Problem details: Copy every line, exactly and only, from the line containing "Write the Plotly code for this chart." to the line containing "annotations = []", both lines included.
>> Start Records
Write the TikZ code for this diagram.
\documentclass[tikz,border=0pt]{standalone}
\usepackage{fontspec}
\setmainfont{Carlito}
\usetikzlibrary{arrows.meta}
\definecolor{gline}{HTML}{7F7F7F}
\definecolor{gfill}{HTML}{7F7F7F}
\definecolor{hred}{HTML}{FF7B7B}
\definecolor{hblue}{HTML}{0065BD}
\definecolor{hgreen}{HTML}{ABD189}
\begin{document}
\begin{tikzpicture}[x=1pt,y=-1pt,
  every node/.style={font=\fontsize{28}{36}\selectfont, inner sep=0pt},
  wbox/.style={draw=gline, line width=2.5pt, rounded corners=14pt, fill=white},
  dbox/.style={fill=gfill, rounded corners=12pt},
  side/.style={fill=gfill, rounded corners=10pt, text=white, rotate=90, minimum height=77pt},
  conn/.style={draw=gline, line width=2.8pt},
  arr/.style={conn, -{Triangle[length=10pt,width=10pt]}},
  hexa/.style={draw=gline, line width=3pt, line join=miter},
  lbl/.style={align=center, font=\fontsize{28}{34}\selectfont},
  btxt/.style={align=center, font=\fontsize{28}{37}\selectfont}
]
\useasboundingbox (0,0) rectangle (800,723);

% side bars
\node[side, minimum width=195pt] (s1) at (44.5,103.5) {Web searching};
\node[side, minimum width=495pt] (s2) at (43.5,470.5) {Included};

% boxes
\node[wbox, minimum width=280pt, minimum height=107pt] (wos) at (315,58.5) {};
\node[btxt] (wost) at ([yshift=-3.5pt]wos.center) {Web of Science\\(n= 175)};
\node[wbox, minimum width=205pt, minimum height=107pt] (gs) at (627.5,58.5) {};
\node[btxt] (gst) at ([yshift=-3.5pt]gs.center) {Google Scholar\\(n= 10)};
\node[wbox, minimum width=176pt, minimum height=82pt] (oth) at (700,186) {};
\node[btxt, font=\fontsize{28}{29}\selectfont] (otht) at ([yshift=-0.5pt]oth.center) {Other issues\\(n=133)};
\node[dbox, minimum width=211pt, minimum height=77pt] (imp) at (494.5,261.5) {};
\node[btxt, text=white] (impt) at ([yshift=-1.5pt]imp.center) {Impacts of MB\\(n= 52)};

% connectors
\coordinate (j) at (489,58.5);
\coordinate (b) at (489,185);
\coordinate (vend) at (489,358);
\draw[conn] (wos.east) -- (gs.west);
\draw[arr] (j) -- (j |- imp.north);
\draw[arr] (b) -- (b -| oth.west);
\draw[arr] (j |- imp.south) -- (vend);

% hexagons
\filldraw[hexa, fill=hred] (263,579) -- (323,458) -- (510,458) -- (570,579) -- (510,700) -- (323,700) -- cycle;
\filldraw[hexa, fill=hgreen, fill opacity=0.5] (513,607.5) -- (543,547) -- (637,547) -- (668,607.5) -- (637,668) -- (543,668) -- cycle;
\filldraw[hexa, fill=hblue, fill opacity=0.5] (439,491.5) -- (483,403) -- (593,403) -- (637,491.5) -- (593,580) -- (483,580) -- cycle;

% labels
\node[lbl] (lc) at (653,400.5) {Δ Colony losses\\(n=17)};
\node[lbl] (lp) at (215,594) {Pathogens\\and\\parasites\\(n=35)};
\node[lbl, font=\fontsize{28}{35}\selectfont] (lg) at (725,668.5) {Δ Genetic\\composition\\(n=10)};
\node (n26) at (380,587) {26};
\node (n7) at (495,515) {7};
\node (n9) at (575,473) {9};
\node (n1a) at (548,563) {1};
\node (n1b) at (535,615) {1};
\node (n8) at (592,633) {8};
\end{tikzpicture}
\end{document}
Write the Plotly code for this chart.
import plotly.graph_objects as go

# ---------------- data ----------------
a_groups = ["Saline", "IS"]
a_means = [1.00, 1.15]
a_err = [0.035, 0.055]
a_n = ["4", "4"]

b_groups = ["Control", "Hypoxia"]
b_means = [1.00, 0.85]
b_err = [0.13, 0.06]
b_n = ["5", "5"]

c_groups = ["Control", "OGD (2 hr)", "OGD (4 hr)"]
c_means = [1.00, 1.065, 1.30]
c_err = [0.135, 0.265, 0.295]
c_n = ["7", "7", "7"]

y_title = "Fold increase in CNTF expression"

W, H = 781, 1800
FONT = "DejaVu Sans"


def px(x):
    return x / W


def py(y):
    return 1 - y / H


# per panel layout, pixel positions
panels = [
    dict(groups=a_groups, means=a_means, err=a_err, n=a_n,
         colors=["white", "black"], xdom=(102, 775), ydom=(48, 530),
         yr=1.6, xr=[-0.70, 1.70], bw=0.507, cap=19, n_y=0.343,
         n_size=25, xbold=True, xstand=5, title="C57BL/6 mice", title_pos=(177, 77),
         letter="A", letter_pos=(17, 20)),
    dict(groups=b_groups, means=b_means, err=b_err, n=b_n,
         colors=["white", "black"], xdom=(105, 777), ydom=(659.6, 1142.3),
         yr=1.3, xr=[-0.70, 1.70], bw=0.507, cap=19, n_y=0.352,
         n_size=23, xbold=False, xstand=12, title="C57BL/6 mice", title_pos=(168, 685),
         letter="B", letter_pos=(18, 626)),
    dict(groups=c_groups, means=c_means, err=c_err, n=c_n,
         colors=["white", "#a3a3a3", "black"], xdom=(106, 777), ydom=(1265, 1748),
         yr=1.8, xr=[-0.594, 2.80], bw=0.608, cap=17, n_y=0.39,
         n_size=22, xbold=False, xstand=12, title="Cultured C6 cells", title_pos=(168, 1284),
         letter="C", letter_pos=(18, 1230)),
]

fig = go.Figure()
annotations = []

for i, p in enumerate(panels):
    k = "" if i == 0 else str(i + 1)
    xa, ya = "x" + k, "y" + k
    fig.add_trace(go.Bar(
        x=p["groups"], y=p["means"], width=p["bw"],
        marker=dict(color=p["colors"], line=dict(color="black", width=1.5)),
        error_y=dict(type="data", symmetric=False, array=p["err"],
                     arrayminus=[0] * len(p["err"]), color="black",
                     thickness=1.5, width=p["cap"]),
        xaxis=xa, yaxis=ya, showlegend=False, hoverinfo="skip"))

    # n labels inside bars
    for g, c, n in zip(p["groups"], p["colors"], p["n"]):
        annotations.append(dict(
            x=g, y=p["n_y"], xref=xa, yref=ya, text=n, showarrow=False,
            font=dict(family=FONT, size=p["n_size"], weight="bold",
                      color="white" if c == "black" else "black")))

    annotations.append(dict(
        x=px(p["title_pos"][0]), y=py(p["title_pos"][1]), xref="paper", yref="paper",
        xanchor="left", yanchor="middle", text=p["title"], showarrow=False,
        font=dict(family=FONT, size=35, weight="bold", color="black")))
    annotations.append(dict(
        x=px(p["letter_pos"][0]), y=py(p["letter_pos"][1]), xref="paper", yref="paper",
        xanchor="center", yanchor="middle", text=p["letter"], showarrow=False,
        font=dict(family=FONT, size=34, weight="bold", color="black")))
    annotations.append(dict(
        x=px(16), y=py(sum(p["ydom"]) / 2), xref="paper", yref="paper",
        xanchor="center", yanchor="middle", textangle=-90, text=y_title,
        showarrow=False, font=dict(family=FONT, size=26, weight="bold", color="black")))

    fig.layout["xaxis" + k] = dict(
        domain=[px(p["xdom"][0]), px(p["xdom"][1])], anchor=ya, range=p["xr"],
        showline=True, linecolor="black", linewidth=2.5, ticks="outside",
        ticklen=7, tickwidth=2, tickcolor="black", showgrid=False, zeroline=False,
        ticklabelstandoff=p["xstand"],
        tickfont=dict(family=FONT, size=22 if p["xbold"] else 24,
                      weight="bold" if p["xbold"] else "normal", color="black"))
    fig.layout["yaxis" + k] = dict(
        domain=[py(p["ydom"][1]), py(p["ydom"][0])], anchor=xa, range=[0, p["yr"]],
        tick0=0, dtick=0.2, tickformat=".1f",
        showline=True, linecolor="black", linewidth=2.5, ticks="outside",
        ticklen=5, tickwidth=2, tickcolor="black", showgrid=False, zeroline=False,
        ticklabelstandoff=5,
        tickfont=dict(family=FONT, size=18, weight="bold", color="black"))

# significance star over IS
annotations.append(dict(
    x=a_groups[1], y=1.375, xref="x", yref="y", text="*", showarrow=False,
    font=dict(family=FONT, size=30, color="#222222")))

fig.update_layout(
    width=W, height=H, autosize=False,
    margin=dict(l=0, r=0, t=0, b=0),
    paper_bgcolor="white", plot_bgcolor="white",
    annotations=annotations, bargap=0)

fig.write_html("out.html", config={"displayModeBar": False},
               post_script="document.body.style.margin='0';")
>> End Records
Result of this exercise:
Write the Plotly code for this chart.
import plotly.graph_objects as go

# ---------------- data ----------------
a_groups = ["Saline", "IS"]
a_means = [1.00, 1.15]
a_err = [0.035, 0.055]
a_n = ["4", "4"]

b_groups = ["Control", "Hypoxia"]
b_means = [1.00, 0.85]
b_err = [0.13, 0.06]
b_n = ["5", "5"]

c_groups = ["Control", "OGD (2 hr)", "OGD (4 hr)"]
c_means = [1.00, 1.065, 1.30]
c_err = [0.135, 0.265, 0.295]
c_n = ["7", "7", "7"]

y_title = "Fold increase in CNTF expression"

W, H = 781, 1800
FONT = "DejaVu Sans"


def px(x):
    return x / W


def py(y):
    return 1 - y / H


# per panel layout, pixel positions
panels = [
    dict(groups=a_groups, means=a_means, err=a_err, n=a_n,
         colors=["white", "black"], xdom=(102, 775), ydom=(48, 530),
         yr=1.6, xr=[-0.70, 1.70], bw=0.507, cap=19, n_y=0.343,
         n_size=25, xbold=True, xstand=5, title="C57BL/6 mice", title_pos=(177, 77),
         letter="A", letter_pos=(17, 20)),
    dict(groups=b_groups, means=b_means, err=b_err, n=b_n,
         colors=["white", "black"], xdom=(105, 777), ydom=(659.6, 1142.3),
         yr=1.3, xr=[-0.70, 1.70], bw=0.507, cap=19, n_y=0.352,
         n_size=23, xbold=False, xstand=12, title="C57BL/6 mice", title_pos=(168, 685),
         letter="B", letter_pos=(18, 626)),
    dict(groups=c_groups, means=c_means, err=c_err, n=c_n,
         colors=["white", "#a3a3a3", "black"], xdom=(106, 777), ydom=(1265, 1748),
         yr=1.8, xr=[-0.594, 2.80], bw=0.608, cap=17, n_y=0.39,
         n_size=22, xbold=False, xstand=12, title="Cultured C6 cells", title_pos=(168, 1284),
         letter="C", letter_pos=(18, 1230)),
]

fig = go.Figure()
annotations = []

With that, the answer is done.